This is a four part series that will be published throughout July 2020.
I firmly believe the vast majority of medical providers go into the medical profession for all of the right reasons. They work hard and they sacrifice to gain the education and skills needed to save lives, to alleviate pain, and to offer compassion in the hardest of circumstances. Sure, there are always going to be rare outliers, as there are in any profession. I also firmly believe that the vast majority of patients are speaking their reality as factually as they can, giving descriptions of a body and mind they’ve intimately known their whole lives. And again, there will always be rare outliers who may find ways to abuse the support of the medical system. But, in the big picture, we have patients with medical needs and providers who took an oath to help. They’ve dedicated their lives to helping patients and they truly want to help. It’s been my observation (having been a medical mystery myself) that modern medicine is perfectly suited to handle acute cases, and almost always works overtime to unearth the causes of more complex disease. Modern medicine has also come a long way in helping to manage many forms of chronic illness and to not just cast those patients aside as we had in the past. Yet, there is one area of healthcare where there is a giant disconnect, an abyss between patients and those whose help they need: Invisible Illness.
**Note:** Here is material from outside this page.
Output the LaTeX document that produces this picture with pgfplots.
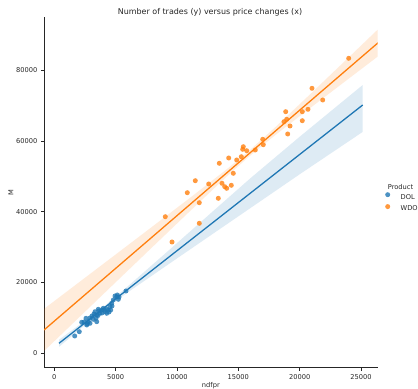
\documentclass[border=0pt]{standalone}
\usepackage{fontspec}
\setmainfont{DejaVu Sans}
\usepackage{pgfplots}
\pgfplotsset{compat=1.18}
\definecolor{dolblue}{HTML}{1F77B4}
\definecolor{wdoorange}{HTML}{FF7F0E}
\definecolor{axgray}{HTML}{262626}

\begin{document}
\begin{tikzpicture}[x=1bp,y=1bp]
\begin{axis}[
  at={(44bp,21.3bp)}, anchor=south west,
  scale only axis, width=333.7bp, height=351bp,
  xmin=-840, xmax=26357, ymin=-4070, ymax=95085,
  axis x line*=bottom, axis y line*=left,
  axis line style={axgray, line width=0.6bp},
  xtick={0,5000,...,25000}, ytick={0,20000,...,80000},
  tick align=outside, major tick length=3bp,
  tick style={axgray, line width=0.6bp},
  scaled ticks=false,
  /pgf/number format/1000 sep={},
  /pgf/number format/assume math mode=true,
  ticklabel style={font=\fontsize{6.7}{8}\selectfont, text=axgray},
  xlabel={ndfpr}, ylabel={M},
  label style={font=\fontsize{6.7}{8}\selectfont, text=axgray},
  xlabel style={at={(axis description cs:0.5,-0.0521)}, anchor=center},
  ylabel style={at={(axis description cs:-0.0989,0.5)}, anchor=center},
  legend style={at={(axis description cs:1.0219,0.5006)}, anchor=north west,
    draw=none, fill=none, inner sep=0pt, row sep=4bp,
    font=\fontsize{6.7}{8}\selectfont, text=axgray,
    nodes={inner sep=0pt, text height=5bp, text depth=1bp},
    /tikz/every odd column/.append style={column sep=10.5bp}},
  legend cell align=left,
  legend image code/.code={\draw[#1] plot coordinates {(1bp,2.4bp)};},
  dolpts/.style={only marks, mark=*, mark size=2.5bp, color=dolblue,
    mark options={solid, fill=dolblue, fill opacity=0.8, draw opacity=0}},
  wdopts/.style={only marks, mark=*, mark size=2.5bp, color=wdoorange,
    mark options={solid, fill=wdoorange, fill opacity=0.8, draw opacity=0}},
]

% DOL: observations, confidence band, fitted line
\addplot[dolpts] coordinates {
(1663,4887) (2037,6102) (2233,8757) (2421,8842) (2584,9887) (2641,7994)
(2689,8277) (2771,8927) (2910,8475) (2910,9972) (3073,10537) (3178,9605)
(3236,11102) (3317,11751) (3399,9887) (3456,10819) (3456,8927) (3561,10678)
(3586,12429) (3643,11949) (3725,11299) (3863,12232) (3888,11384) (3993,12712)
(4051,12232) (4132,11751) (4271,12429) (4271,11299) (4401,12232) (4458,11667)
(4540,13164) (4597,12232) (4678,14124) (4703,13362) (4808,15056) (4947,16186)
(5086,15989) (5134,16469) (5216,15254) (5273,15904) (5843,17599)
};
\addlegendentry{DOL}
\addplot[forget plot, draw=none, fill=dolblue, fill opacity=0.15] coordinates {
(383,3825) (2000,7922) (3800,12518) (6000,18951) (9430,29379) (13000,40338)
(16000,49497) (20000,61175) (25135,75790)
(25135,62540) (20000,50575) (16000,41067) (13000,33938) (9430,25449)
(6000,17251) (3800,11718) (2000,6522) (383,1825)
};
\addplot[forget plot, dolblue, line width=1.3bp] coordinates {
(383,2825) (25135,70140)
};

% WDO: observations, confidence band, fitted line
\addplot[wdopts] coordinates {
(23993,83333) (21002,74859) (21874,71554) (20676,68927) (20212,68249)
(20212,65706) (18859,68249) (18940,66102) (18720,65424) (19210,64209)
(19022,61949) (16985,60452) (17033,58927) (16381,57429) (15680,57232)
(15403,58362) (15354,57627) (15240,55537) (14866,54605) (14214,55169)
(13447,53672) (14588,50847) (13667,48023) (13888,47062) (14051,46610)
(14425,47458) (12583,47825) (11491,48757) (10839,45367) (11817,42542)
(13366,43785) (9046,38588) (11817,36723) (9593,31441)
};
\addlegendentry{WDO}
\addplot[forget plot, draw=none, fill=wdoorange, fill opacity=0.15] coordinates {
(-840,12540) (2000,20009) (5000,27904) (8000,35813) (11000,43755)
(14000,51836) (15838,57082) (18000,63832) (21000,73660) (24000,83603)
(26500,91913)
(26500,84197) (24000,77607) (21000,69670) (18000,61618) (15838,55482)
(14000,49774) (11000,39975) (8000,30037) (5000,20066) (2000,10081)
(-840,624)
};
\addplot[forget plot, wdoorange, line width=1.3bp] coordinates {
(-840,6582) (26500,88055)
};
\end{axis}
\node[anchor=center, font=\fontsize{8}{9.6}\selectfont, text=axgray]
  at (210,377) {Number of trades (y) versus price changes (x)};
\node[anchor=west, inner sep=0pt, font=\fontsize{6.7}{8}\selectfont, text=axgray]
  at (387.7,202.3) {Product};
\pgfresetboundingbox
\useasboundingbox (0,0) rectangle (418,389);
\end{tikzpicture}
\end{document}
By definition, Invisible Illnesses cannot be easily seen or observed, are not often measurable or easily quantified, and they challenge contemporary paradigms of medical understanding. Invisible Illness can affect body or mind, and most often, both at the same time… the body and mind entwined in perpetuity, one impacting the other, symbiotic. Invisible Illness frequently leaves patients feeling alone, isolated, often embarrassed, and even sometimes ashamed. Invisible Illness can evoke negative reactions from others that leave a patient in a constant state of defensiveness and chronic stress. Invisible Illness leaves patients with the unease of cognitive dissonance, where the very profession they are called to ask for help leaves them feeling abandoned (both real and perceived) and judged, all because they don’t fit a current diagnostic definition or have specific results on a currently accepted test. Invisible Illness does not discriminate; it can impact anyone at any time to include the most vulnerable amongst us, including our children. Invisible Illness is a disease of the strong, the active, the busy, and the accomplished. When unacknowledged, Invisible Illness can give birth to, or exacerbate, mental health symptoms like anxiety, depression, and hopelessness… all of which can manifest in the most disastrous of consequences.
Like most survivors of late stage tick borne illness, I’ve had to cross the Rubicon into the world of Invisible Illness, never to go back, and I’ve been left with the scars of a fighter. These are the scars that slowed me from going to the Emergency Room for an emergency appendectomy, because I worried my medical history would not be believed. These are the scars that prevented me from telling the medical provider everything, because I knew I looked ‘fine’. These are the scars that let the tiny voice in my brain generate self-doubt and ask, “is it all in your head? Maybe you should give up seeking an answer for your disabling symptoms.” These are the scars that had me wait nearly a year to see the above-mentioned gastroenterologist with new onset symptoms because I was tired, so tired, of the undignifying nature in which I felt I always had to defend my medical history and my Invisible Illness symptoms. These are the scars that have seen me lose friends to the stigma associated with Invisible Illness. Those scars are especially deep and they were preventable and remain unacceptable.
These are also the scars that have led me to reinvent myself as a professional motivational speaker and to serve as a patient advocate for others with Invisible Illness. These are the scars that find me serving on government boards and providing public testimony at the highest levels of government in order to shift the conversation surrounding Invisible Illness. These are the scars that drive me on a daily basis to give voice to the voiceless and to join forces with those who do the same. These are the scars that recognize world-class healthcare providers and great patients must work together to bridge the gap in the understanding, acknowledgement, and acceptance of Invisible Illness. These are the scars that recognize our frontline medical providers, especially in the era of COVID-19, are humans too….and deal with their own Invisible Illness. These scars remind me that when it comes to Invisible Illness, we are all in this together. These are the scars the led me to accept the honor and responsibility of becoming the Patient Advocacy Chair at Invisible International. This is my Invisible Illness story.